» Problem statement
Reproduce exactly the lines starting at the line that contains "Convert this chart to Bokeh code." and ending at the line that contains "from bokeh.core.properties import value". Omit pictures.

[BEGIN Information provided]

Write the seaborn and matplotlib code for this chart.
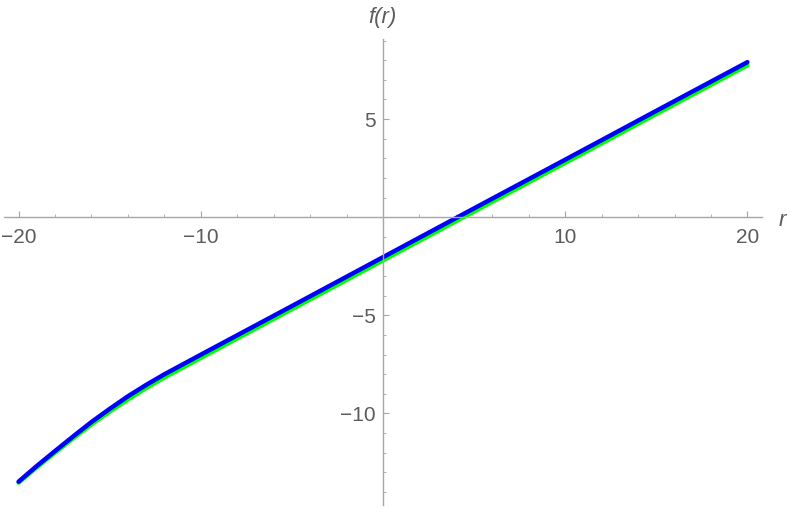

[END Information provided]
[BEGIN Information provided]

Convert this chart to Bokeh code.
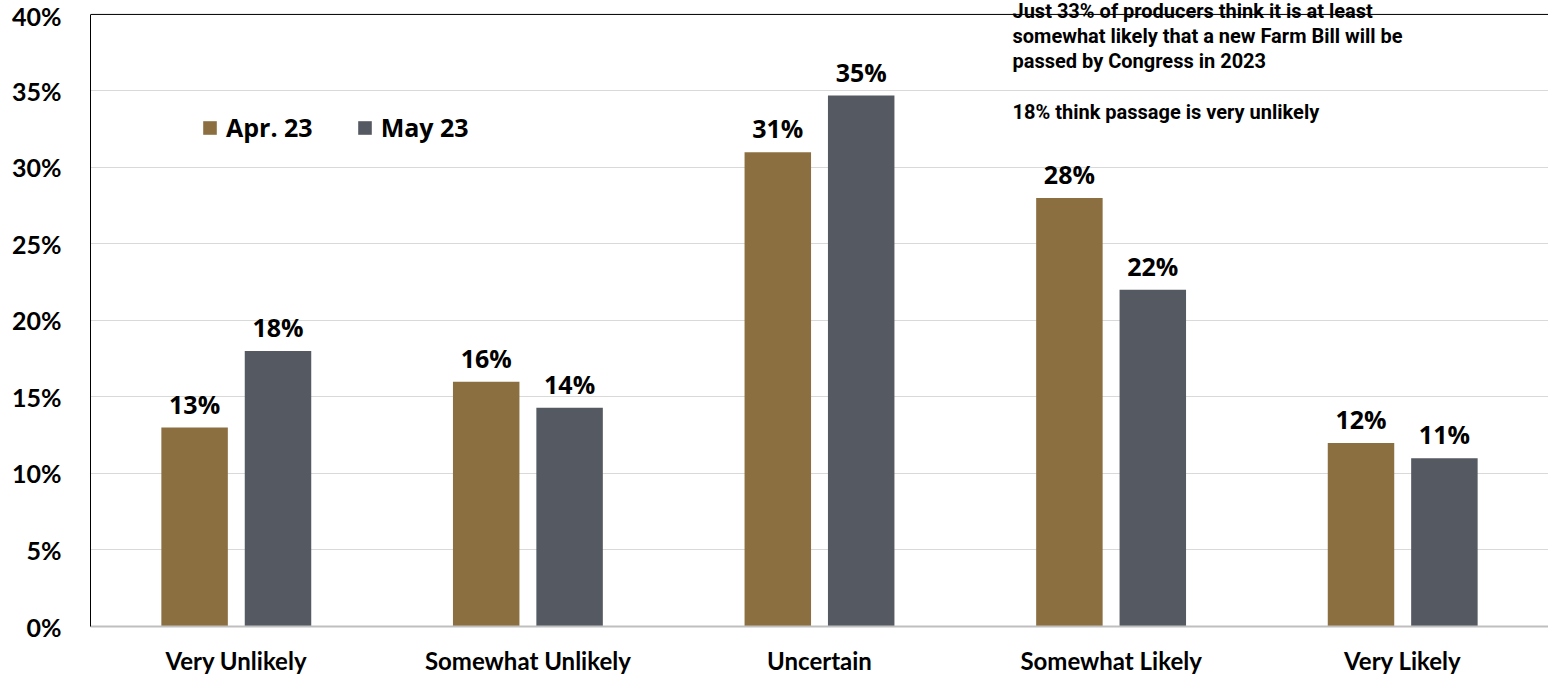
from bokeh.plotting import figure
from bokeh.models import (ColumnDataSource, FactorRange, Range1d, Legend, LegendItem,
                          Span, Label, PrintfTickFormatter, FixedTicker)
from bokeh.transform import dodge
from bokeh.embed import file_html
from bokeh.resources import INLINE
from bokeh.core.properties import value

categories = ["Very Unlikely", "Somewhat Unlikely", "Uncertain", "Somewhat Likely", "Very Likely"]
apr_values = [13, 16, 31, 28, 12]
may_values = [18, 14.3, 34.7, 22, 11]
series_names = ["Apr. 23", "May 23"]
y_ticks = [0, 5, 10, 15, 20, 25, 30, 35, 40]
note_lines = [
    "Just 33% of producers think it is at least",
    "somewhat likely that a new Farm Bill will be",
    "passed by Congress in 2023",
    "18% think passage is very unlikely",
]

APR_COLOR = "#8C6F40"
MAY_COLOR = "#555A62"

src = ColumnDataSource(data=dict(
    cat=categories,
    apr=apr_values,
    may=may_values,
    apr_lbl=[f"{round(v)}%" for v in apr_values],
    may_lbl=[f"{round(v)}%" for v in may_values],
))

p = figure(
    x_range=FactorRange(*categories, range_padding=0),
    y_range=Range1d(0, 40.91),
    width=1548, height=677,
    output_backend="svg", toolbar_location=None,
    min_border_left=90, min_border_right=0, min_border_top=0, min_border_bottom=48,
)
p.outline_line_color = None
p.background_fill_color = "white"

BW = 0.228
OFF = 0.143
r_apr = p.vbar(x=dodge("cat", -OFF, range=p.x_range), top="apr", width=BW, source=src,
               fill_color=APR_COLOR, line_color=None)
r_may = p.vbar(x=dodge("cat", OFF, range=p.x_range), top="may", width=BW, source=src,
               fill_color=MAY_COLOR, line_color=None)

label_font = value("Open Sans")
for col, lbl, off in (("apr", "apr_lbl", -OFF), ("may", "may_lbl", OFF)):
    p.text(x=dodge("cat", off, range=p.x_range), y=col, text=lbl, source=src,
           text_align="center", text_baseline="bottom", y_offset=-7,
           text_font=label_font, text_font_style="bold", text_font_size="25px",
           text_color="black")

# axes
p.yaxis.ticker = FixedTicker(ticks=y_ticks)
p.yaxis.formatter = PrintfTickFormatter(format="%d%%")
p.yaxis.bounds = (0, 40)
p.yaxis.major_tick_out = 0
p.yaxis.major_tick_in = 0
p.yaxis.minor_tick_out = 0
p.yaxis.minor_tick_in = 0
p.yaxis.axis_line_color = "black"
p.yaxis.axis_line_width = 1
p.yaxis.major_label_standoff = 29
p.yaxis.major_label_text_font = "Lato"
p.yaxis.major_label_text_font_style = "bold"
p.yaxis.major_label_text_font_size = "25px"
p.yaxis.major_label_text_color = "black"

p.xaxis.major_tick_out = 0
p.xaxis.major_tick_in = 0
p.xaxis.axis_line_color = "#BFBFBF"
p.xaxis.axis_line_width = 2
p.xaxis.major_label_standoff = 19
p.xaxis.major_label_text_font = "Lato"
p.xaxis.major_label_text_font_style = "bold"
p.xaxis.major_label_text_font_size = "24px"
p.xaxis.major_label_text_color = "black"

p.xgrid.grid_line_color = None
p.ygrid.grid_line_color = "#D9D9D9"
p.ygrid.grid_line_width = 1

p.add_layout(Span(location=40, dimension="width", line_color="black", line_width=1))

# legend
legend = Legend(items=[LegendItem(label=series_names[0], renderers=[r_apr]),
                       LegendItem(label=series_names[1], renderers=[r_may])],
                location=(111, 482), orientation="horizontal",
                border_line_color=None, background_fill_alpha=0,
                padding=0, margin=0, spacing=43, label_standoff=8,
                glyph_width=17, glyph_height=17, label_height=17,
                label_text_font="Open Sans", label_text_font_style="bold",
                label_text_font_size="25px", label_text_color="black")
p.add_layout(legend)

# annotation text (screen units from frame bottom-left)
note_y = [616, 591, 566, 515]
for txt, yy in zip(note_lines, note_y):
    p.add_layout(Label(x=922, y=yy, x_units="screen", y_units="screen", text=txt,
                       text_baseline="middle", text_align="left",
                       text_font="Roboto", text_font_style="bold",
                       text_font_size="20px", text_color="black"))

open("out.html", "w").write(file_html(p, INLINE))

[END Information provided]

» Exercise result
Convert this chart to Bokeh code.
from bokeh.plotting import figure
from bokeh.models import (ColumnDataSource, FactorRange, Range1d, Legend, LegendItem,
                          Span, Label, PrintfTickFormatter, FixedTicker)
from bokeh.transform import dodge
from bokeh.embed import file_html
from bokeh.resources import INLINE
from bokeh.core.properties import value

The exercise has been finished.